**Objective**
Using the listing below, output only the lines from the one that contains "What TikZ code" through the one that contains "(soder) at (428,57)", inclusive, exactly as given and without images.

### Record list

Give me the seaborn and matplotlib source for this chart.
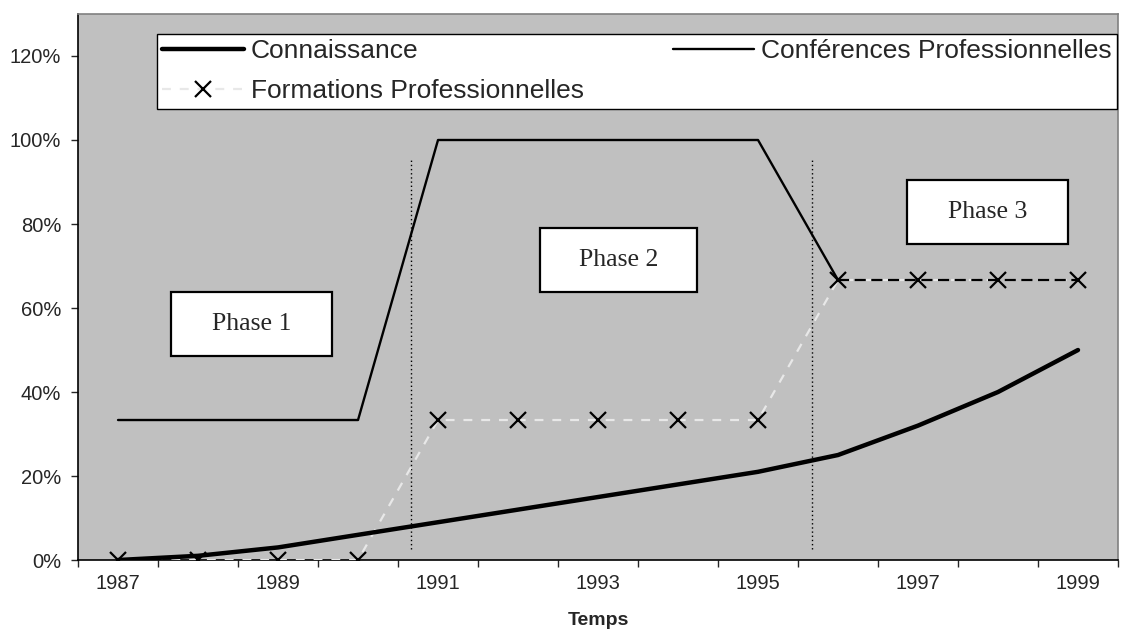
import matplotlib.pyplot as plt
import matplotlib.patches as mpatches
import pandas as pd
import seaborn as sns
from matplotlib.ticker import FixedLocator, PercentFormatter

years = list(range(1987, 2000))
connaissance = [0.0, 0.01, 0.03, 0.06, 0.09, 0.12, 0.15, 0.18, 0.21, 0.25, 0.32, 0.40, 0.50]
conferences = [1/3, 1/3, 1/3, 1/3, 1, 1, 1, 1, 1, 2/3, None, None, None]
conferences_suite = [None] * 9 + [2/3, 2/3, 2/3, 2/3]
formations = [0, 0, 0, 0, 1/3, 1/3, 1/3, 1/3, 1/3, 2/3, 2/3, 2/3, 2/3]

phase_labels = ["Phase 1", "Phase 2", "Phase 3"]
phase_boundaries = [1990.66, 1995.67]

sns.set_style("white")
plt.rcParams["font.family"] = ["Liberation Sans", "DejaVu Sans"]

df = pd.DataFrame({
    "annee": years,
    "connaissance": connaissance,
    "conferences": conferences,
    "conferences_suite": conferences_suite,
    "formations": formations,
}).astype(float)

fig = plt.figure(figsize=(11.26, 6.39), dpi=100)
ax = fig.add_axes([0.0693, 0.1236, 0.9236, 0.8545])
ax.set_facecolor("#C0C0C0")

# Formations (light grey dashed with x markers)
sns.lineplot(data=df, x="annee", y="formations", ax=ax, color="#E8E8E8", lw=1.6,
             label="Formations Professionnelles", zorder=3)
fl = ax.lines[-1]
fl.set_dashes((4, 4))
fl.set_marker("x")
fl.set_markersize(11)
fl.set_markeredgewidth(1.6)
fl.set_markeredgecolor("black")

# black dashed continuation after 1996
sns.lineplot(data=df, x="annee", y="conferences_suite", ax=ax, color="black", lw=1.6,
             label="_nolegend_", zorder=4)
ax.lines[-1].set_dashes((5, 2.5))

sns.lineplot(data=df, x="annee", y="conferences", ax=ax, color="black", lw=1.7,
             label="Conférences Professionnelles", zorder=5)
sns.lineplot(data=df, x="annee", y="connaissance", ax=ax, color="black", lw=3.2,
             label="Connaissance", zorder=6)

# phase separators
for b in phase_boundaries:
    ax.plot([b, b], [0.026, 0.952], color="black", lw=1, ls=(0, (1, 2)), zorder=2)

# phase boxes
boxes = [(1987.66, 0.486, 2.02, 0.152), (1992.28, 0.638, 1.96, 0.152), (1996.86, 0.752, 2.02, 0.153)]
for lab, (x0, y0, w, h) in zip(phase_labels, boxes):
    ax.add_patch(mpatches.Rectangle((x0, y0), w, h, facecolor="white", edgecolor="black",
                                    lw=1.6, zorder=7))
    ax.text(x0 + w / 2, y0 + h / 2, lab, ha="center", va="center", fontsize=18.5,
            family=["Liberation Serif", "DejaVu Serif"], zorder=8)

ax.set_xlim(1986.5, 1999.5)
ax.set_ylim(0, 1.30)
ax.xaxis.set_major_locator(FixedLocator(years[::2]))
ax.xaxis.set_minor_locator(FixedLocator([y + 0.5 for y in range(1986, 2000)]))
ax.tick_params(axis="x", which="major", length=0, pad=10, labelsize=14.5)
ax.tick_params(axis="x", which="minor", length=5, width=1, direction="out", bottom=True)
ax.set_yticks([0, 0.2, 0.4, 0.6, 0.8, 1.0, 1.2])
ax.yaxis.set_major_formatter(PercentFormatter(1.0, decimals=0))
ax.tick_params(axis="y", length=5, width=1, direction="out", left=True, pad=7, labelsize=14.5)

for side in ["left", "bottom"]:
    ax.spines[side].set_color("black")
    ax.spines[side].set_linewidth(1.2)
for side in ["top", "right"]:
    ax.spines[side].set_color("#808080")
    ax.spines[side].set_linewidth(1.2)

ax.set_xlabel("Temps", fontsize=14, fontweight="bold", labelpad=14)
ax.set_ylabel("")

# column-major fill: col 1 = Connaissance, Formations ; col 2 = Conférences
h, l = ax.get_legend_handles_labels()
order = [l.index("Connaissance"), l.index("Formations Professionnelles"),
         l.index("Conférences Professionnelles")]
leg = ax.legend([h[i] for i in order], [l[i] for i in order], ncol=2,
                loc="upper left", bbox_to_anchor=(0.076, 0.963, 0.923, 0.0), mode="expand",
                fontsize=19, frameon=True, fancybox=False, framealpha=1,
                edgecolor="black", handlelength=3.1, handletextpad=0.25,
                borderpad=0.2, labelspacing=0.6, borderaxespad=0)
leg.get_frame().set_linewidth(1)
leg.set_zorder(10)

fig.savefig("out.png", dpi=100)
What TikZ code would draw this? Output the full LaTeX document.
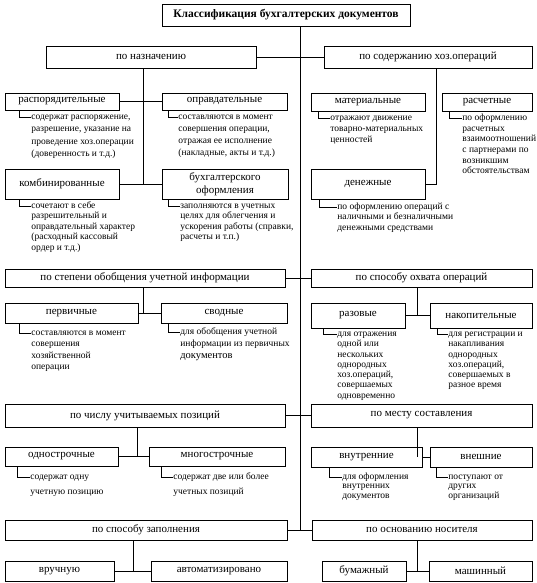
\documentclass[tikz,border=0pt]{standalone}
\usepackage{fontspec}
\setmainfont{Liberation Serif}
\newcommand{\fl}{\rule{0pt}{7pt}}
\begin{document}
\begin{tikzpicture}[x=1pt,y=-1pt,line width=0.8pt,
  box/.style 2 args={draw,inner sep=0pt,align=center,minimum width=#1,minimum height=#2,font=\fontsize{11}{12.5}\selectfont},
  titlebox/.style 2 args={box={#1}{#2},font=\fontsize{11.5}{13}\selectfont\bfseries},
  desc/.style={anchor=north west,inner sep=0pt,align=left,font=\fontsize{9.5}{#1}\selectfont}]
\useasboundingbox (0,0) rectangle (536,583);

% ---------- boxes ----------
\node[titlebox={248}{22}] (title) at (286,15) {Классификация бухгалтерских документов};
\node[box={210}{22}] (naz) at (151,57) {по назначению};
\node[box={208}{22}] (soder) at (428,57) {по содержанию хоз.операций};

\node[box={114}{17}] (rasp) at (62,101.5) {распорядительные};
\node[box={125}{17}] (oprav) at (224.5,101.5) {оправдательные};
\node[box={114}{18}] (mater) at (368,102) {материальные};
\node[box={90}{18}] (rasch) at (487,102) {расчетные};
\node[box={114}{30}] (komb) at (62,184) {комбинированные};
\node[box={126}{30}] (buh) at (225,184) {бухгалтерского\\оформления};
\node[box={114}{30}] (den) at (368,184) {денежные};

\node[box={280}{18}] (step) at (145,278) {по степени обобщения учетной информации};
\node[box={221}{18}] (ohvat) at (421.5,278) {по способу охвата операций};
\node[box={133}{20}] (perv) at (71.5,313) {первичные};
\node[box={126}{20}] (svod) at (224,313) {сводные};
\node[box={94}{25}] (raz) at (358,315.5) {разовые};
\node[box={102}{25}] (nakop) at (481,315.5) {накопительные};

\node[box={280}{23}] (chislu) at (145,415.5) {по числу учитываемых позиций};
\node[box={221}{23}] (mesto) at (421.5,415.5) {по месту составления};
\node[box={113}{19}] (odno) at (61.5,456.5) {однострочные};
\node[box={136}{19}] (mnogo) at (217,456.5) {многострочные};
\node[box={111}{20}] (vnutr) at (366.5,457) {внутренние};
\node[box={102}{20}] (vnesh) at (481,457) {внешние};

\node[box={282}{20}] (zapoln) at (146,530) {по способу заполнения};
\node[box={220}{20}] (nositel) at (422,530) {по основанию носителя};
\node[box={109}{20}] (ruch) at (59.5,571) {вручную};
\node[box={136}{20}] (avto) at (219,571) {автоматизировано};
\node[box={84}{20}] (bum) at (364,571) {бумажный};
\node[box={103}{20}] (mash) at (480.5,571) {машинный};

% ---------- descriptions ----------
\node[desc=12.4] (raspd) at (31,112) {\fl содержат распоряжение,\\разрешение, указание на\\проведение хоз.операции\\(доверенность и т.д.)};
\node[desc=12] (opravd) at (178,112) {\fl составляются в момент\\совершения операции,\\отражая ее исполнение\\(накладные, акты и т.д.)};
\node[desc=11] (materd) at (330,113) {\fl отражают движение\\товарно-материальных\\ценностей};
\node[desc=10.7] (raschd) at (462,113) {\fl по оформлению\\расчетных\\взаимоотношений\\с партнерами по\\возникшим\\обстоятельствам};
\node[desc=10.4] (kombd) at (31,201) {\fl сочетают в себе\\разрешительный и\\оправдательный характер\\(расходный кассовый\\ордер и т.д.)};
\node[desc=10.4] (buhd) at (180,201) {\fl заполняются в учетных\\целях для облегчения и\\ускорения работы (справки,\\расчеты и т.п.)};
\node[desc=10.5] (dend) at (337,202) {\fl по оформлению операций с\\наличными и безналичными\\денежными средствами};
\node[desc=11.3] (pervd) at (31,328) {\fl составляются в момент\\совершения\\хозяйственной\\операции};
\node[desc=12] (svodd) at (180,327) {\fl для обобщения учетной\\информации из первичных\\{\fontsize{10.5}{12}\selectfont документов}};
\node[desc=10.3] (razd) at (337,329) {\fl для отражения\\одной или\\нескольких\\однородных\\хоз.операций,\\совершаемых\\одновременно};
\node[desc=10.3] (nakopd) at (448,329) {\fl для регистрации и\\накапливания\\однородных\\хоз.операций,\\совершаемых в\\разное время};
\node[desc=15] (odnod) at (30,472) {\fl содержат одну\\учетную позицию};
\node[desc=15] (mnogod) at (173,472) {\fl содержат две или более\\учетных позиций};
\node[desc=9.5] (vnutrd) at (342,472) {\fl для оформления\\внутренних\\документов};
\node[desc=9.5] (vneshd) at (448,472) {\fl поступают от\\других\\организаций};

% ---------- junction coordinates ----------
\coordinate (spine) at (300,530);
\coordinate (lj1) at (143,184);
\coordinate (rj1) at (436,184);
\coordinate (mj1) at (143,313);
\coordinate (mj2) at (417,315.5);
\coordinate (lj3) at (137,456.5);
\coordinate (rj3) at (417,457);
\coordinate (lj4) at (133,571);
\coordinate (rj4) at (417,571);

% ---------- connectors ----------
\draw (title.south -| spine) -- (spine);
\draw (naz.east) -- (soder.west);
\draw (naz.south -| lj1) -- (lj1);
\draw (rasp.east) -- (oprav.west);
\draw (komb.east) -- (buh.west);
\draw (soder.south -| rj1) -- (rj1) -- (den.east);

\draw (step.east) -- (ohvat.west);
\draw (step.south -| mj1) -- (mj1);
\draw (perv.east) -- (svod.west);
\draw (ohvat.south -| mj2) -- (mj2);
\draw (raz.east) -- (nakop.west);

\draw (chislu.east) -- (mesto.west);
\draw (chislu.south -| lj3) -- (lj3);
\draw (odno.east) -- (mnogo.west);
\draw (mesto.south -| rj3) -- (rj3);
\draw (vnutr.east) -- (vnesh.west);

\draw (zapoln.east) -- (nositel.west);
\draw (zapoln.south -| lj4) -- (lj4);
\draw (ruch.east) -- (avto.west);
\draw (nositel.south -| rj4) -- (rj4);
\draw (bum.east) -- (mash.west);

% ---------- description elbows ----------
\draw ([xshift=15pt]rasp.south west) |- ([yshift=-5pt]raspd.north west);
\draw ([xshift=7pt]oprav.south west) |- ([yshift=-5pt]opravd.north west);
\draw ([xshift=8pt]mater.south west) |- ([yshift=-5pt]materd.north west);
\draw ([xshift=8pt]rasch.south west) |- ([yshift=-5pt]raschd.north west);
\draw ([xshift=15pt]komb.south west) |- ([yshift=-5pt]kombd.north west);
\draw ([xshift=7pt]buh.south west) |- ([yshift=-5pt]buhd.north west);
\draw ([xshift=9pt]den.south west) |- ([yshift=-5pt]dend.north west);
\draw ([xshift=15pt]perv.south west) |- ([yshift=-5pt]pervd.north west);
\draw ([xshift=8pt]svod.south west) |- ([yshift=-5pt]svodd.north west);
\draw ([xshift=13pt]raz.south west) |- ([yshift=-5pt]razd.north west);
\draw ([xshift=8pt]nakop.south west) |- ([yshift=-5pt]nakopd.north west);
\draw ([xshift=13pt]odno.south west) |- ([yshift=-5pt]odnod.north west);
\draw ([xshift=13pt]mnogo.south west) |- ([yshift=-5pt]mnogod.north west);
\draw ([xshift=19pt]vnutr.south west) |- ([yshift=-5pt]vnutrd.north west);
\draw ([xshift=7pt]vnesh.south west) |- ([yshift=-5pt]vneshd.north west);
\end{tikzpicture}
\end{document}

######

**Exercise answer**
What TikZ code would draw this? Output the full LaTeX document.
\documentclass[tikz,border=0pt]{standalone}
\usepackage{fontspec}
\setmainfont{Liberation Serif}
\newcommand{\fl}{\rule{0pt}{7pt}}
\begin{document}
\begin{tikzpicture}[x=1pt,y=-1pt,line width=0.8pt,
  box/.style 2 args={draw,inner sep=0pt,align=center,minimum width=#1,minimum height=#2,font=\fontsize{11}{12.5}\selectfont},
  titlebox/.style 2 args={box={#1}{#2},font=\fontsize{11.5}{13}\selectfont\bfseries},
  desc/.style={anchor=north west,inner sep=0pt,align=left,font=\fontsize{9.5}{#1}\selectfont}]
\useasboundingbox (0,0) rectangle (536,583);

% ---------- boxes ----------
\node[titlebox={248}{22}] (title) at (286,15) {Классификация бухгалтерских документов};
\node[box={210}{22}] (naz) at (151,57) {по назначению};
\node[box={208}{22}] (soder) at (428,57) {по содержанию хоз.операций};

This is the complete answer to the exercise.